- DIRECTIONS FOR THIS TASK -
Filter the data below for the string "matplotlib" and copy each matching line.

- DATA SEGMENT -
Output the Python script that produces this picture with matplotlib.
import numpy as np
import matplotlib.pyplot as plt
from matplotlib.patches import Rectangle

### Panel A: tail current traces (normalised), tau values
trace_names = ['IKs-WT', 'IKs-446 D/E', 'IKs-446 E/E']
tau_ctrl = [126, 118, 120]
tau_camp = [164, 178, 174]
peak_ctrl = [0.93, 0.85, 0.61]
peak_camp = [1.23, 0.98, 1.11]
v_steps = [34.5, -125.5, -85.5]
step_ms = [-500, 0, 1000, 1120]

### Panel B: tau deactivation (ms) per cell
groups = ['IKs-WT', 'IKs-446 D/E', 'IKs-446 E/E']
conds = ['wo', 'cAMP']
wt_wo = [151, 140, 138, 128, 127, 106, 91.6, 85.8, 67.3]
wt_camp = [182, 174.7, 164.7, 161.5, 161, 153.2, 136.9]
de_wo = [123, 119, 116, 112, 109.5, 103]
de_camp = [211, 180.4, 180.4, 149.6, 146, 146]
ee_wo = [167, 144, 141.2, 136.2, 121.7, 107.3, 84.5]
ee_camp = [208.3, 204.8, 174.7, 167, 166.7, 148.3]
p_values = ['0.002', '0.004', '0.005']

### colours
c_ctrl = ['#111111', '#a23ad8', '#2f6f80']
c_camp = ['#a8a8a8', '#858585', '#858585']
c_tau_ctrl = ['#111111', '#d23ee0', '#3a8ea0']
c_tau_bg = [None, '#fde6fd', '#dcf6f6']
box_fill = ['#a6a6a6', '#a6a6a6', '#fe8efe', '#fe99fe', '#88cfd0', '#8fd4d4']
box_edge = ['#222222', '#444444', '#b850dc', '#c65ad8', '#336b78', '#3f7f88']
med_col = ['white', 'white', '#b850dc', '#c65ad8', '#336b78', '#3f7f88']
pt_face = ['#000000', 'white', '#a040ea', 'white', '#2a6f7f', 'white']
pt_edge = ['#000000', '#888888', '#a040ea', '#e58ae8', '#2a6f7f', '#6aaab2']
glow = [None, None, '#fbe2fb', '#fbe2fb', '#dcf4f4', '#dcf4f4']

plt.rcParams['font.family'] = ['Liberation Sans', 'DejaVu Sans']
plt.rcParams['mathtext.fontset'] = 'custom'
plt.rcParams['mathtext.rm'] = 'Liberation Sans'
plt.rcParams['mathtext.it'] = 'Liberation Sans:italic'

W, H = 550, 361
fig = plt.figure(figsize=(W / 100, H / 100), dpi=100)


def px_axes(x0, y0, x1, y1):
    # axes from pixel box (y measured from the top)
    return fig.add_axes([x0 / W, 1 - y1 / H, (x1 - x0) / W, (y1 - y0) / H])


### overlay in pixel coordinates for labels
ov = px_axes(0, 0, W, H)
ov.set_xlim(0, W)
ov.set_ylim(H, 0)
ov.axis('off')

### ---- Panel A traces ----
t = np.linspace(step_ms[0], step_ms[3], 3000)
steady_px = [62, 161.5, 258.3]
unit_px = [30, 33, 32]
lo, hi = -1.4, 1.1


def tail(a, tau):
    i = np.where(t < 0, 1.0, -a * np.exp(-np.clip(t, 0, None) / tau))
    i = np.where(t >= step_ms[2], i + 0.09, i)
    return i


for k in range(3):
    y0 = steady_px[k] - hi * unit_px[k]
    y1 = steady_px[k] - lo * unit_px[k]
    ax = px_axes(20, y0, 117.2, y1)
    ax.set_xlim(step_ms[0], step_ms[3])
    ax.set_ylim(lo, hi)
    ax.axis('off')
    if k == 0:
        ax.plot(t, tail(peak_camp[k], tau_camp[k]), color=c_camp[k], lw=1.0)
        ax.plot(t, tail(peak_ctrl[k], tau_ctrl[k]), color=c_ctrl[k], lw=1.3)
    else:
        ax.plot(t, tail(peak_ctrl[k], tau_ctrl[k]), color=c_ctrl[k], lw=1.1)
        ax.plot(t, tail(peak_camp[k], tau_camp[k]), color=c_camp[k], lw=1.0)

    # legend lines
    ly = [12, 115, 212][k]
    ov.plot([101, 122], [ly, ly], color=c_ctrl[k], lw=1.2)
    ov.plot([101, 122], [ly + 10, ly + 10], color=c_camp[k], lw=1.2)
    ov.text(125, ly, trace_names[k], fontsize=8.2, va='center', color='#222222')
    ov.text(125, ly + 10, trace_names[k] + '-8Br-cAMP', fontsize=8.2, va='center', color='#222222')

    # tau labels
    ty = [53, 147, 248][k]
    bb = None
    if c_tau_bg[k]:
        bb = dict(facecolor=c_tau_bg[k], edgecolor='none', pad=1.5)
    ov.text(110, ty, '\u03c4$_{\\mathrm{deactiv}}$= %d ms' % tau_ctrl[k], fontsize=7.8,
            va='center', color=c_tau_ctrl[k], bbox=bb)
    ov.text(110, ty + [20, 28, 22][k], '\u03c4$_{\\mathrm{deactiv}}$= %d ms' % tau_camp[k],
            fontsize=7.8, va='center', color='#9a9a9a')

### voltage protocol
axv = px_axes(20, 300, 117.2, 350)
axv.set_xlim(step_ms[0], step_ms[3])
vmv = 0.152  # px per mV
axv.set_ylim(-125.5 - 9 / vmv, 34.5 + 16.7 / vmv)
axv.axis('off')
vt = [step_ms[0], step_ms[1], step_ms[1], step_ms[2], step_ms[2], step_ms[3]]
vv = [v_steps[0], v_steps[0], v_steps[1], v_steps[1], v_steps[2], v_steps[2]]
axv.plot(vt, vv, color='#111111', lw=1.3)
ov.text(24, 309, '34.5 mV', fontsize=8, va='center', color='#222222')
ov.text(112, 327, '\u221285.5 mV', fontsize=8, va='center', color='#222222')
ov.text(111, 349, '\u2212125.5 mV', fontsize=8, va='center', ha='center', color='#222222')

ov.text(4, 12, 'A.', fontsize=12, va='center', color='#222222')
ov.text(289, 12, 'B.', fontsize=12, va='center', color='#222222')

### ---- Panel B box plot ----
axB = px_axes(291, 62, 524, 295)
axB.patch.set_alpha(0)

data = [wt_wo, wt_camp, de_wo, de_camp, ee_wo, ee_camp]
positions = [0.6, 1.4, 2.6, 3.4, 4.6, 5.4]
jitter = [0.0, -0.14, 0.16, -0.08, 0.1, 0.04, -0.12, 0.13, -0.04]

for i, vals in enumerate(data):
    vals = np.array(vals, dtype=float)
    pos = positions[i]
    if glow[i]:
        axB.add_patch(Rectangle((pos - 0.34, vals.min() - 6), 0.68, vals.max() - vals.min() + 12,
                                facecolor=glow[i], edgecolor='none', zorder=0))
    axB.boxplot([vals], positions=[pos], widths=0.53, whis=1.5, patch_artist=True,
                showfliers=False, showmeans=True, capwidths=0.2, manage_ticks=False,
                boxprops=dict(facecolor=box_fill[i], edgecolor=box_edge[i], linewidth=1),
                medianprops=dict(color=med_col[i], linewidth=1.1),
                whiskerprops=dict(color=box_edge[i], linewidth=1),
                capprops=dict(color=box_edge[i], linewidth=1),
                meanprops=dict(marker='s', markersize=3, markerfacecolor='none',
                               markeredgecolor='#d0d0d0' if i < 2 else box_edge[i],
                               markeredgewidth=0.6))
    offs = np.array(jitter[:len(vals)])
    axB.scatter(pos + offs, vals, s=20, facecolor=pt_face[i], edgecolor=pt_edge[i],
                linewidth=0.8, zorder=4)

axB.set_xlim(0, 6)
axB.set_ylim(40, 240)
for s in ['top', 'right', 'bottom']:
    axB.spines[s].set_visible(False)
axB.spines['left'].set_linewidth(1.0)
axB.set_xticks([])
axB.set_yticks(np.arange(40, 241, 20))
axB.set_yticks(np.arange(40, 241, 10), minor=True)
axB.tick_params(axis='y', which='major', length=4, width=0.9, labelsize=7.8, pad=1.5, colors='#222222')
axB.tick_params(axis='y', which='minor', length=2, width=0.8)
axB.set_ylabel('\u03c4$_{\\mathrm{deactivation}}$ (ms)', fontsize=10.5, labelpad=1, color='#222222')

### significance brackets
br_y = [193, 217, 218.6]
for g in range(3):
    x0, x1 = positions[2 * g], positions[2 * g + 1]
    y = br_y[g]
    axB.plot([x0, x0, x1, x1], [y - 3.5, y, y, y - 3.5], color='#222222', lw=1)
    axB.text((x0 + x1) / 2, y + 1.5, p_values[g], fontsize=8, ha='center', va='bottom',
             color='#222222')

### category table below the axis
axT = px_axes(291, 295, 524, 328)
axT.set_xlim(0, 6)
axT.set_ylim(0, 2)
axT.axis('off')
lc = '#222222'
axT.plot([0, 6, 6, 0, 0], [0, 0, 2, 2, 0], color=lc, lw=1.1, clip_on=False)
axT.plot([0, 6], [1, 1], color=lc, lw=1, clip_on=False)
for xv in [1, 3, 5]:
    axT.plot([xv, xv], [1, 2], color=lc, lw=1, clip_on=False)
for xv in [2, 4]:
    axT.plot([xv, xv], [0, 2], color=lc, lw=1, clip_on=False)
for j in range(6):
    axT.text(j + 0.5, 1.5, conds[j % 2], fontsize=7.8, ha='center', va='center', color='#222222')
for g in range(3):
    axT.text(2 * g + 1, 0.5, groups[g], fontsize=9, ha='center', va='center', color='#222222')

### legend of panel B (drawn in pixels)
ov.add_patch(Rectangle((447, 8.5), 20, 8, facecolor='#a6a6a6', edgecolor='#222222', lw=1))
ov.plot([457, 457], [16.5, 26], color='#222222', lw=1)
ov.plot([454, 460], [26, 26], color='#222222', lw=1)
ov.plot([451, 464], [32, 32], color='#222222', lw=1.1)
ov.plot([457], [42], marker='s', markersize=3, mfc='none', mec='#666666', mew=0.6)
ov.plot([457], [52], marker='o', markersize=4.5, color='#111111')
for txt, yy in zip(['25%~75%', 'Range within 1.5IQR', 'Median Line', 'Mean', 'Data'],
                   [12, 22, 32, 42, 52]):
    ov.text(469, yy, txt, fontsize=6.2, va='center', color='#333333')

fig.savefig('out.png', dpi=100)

- SOLUTION TO THIS PROBLEM -
Output the Python script that produces this picture with matplotlib.
import matplotlib.pyplot as plt
from matplotlib.patches import Rectangle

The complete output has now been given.